Re: Weakening "from testing" requierement
On Sat, Apr 15, 2017 at 12:25:39PM +0200, Eduard Bloch wrote:
> Hello Everybody,
>
> I would like to discuss the idea in the subject.
Bad idea.
> The currently defined rules say that the package shall only be
> backported from Testing.
Yes; the idea being that once testing becomes stable, you can easily
upgrade from your now-oldstable-with-backports to the new stable.
That has the possibility to break if you allow versions into
stable-backports that are more recent than what's in testing (and
similarly, if you allow versions into oldstable-backports that aren't in
stable).
> However, Testing mutated to Frozen ATM.
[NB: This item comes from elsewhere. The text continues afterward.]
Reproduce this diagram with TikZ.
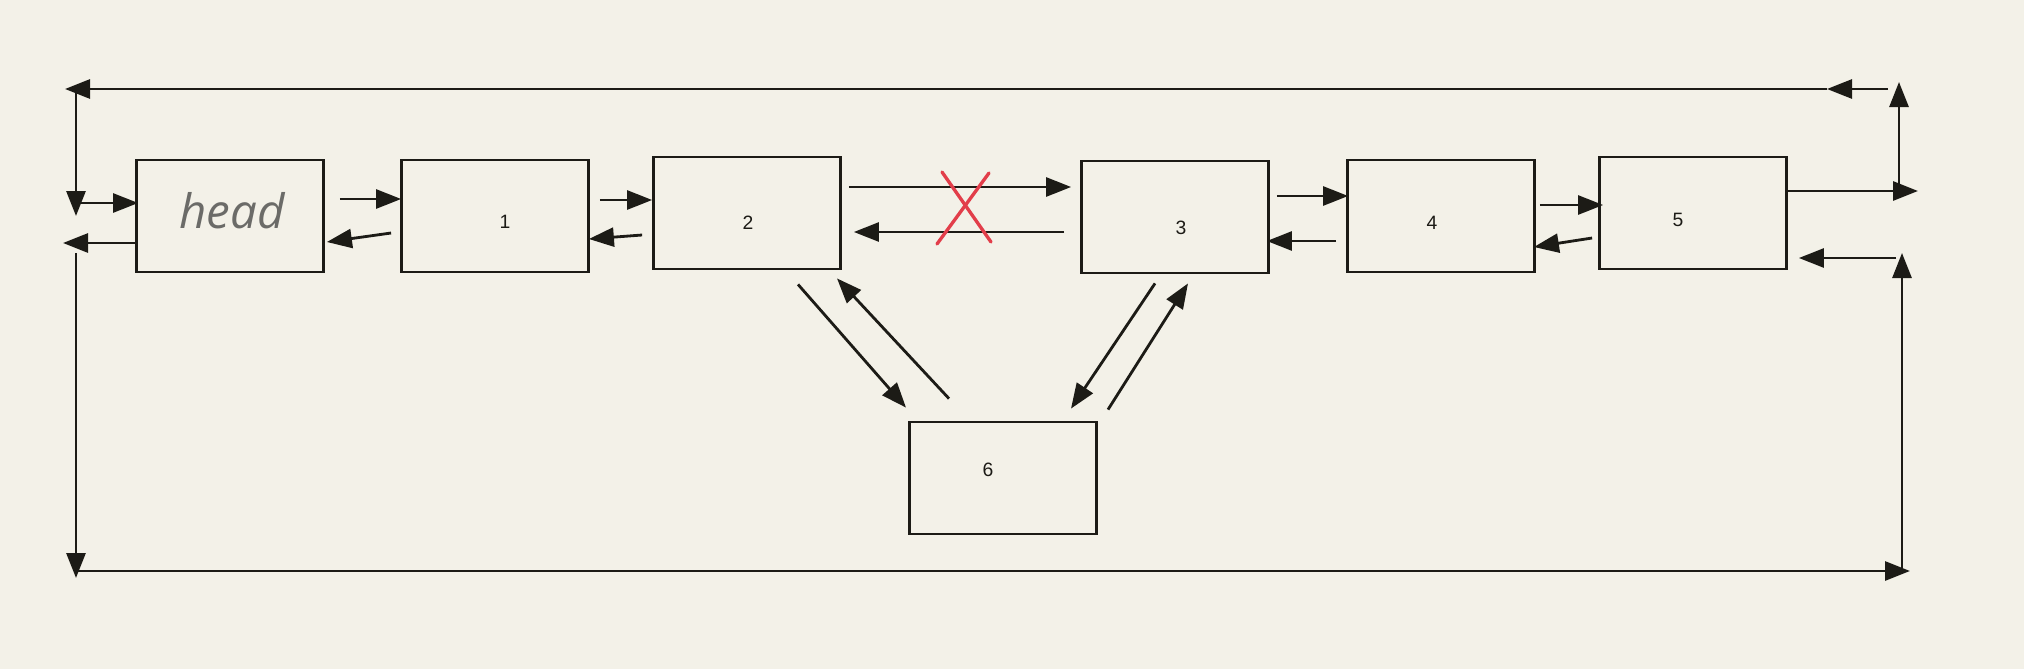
\documentclass[tikz,border=0pt]{standalone}
\usepackage{fontspec}
\setmainfont{Liberation Sans}
\newfontfamily\headfont{Open Sans}
\usepackage{tikz}
\usetikzlibrary{arrows.meta, calc}
\definecolor{cPaper}{RGB}{243,241,232}
\definecolor{cInk}{RGB}{28,27,22}
\definecolor{cRed}{RGB}{226,62,74}
\tikzset{
	listbox/.style={rectangle, draw=cInk, line width=1.6pt, minimum width=3.74cm, minimum height=2.24cm, inner sep=0pt},
	link/.style={-{Triangle[length=5mm, width=3.8mm]}, draw=cInk, line width=1.6pt},
	lbl/.style={font=\fontsize{11}{13}\selectfont, text=cInk, inner sep=0pt},
	% red cross over the broken link
	crossout/.style={draw=cRed, line width=1.9pt, line cap=round},
}

\begin{document}
\begin{tikzpicture}[x=0.2mm, y=-0.2mm]
	\fill[cPaper] (0,0) rectangle (2024,669);
	\useasboundingbox (0,0) rectangle (2024,669);
	% list nodes
	\foreach \nm/\cx/\cy in {h/230/216, b1/495/216, b2/747/213, b3/1175/217, b4/1441/216, b5/1693/213, b6/1003/478}
		\node[listbox] (\nm) at (\cx,\cy) {};
	\node[lbl, font=\headfont\itshape\fontsize{27}{30}\selectfont, text=cInk!65] (th) at ($(h)+(2,-5)$) {head};
	\foreach \nm/\dx/\dy/\txt in {b1/10/6/1, b2/1/10/2, b3/6/11/3, b4/-9/7/4, b5/-15/7/5, b6/-15/-8/6}
		\node[lbl] (t\txt) at ($(\nm)+(\dx,\dy)$) {\txt};
	% next / prev links
	\foreach \a/\ax/\ay/\b/\bx/\by in {h.east/15/-17/b1.west/1/-17, b1.west/-9/17/h.east/2/26,
			b1.east/10/-16/b2.west/0/-13, b2.west/-10/22/b1.east/-1/23,
			b2.east/7/-26/b3.west/-9/-30, b3.west/-16/15/b2.east/12/19,
			b3.east/7/-21/b4.west/2/-20, b4.west/-10/25/b3.east/-3/24,
			b4.east/4/-11/b5.west/5/-8, b5.west/-6/25/b4.east/-2/31,
			b2.south/51/14/b6.north/-97/-13, b6.north/-54/-22/b2.south/90/8,
			b3.south/-20/9/b6.north/68/-12, b6.north/105/-11/b3.south/13/9}
		\draw[link] ($(\a)+(\ax,\ay)$) -- ($(\b)+(\bx,\by)$);
	\draw[crossout] (942,172) -- (991,242);
	\draw[crossout] (989,173) -- (937,244);
	% circular links round the list
	\coordinate (topL) at (65,89);
	\coordinate (topM) at (1827,89);
	\coordinate (topR) at (1888,89);
	\coordinate (cornTL) at (76,89);
	\coordinate (inH) at (76,216);
	\coordinate (outH) at (63,243);
	\coordinate (leftTop) at (76,253);
	\coordinate (botL) at (76,578);
	\coordinate (botL2) at (76,571);
	\coordinate (botR) at (1910,571);
	\coordinate (rightBot) at (1902,571);
	\coordinate (rightTop) at (1902,253);
	\coordinate (inE) at (1896,258);
	\coordinate (outE) at (1918,191);
	\coordinate (upBot) at (1899,191);
	\coordinate (upTop) at (1899,82);
	\draw[link] (topR) -- (topM);
	\draw[link] (topM) -- (topL);
	\draw[link] (cornTL) -- (inH);
	\draw[link] ($(h.west)+(-54,-13)$) -- ($(h.west)+(3,-13)$);
	\draw[link] ($(h.west)+(0,27)$) -- (outH);
	\draw[link] (leftTop) -- (botL);
	\draw[link] (botL2) -- (botR);
	\draw[link] (rightBot) -- (rightTop);
	\draw[link] (inE) -- ($(b5.east)+(11,45)$);
	\draw[link] ($(b5.east)+(0,-22)$) -- (outE);
	\draw[link] (upBot) -- (upTop);
\end{tikzpicture}
\end{document}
> Any my gut feeling says that this is going to be like the Wheezy freeze
I don't think it's reasonable to expect that Debian can base its
policies on someone's gut feeling. Even so, my gut feeling is that we're
actually pretty close to release, barring a few RC bugs that need
fixing.
> (or even like the infamous Woody freeze that "never ended" and you ended
> up with 1.5 years old upstream versions released as "stable", ROTFL).
Even so, that's Debian's policy. Rather than laughing about it, you
might help fix the outstanding RC bugs? You *are* a Debian developer,
after all.
> Therefore, can we probably relax that basic rule of backporting and
> allow packages to satisfy fewer requirements? Something like:
>
> * Package X has to be in Sid for min. 20 days without any new upstream specific bug repors
> * Package revision X-Y has been in Sid for min. 10 days without new packaging related bug reports
None of that helps with the above issue of "ensuring upgrades can still
happen".
--
< ron> I mean, the main *practical* problem with C++, is there's like a dozen
people in the world who think they really understand all of its rules,
and pretty much all of them are just lying to themselves too.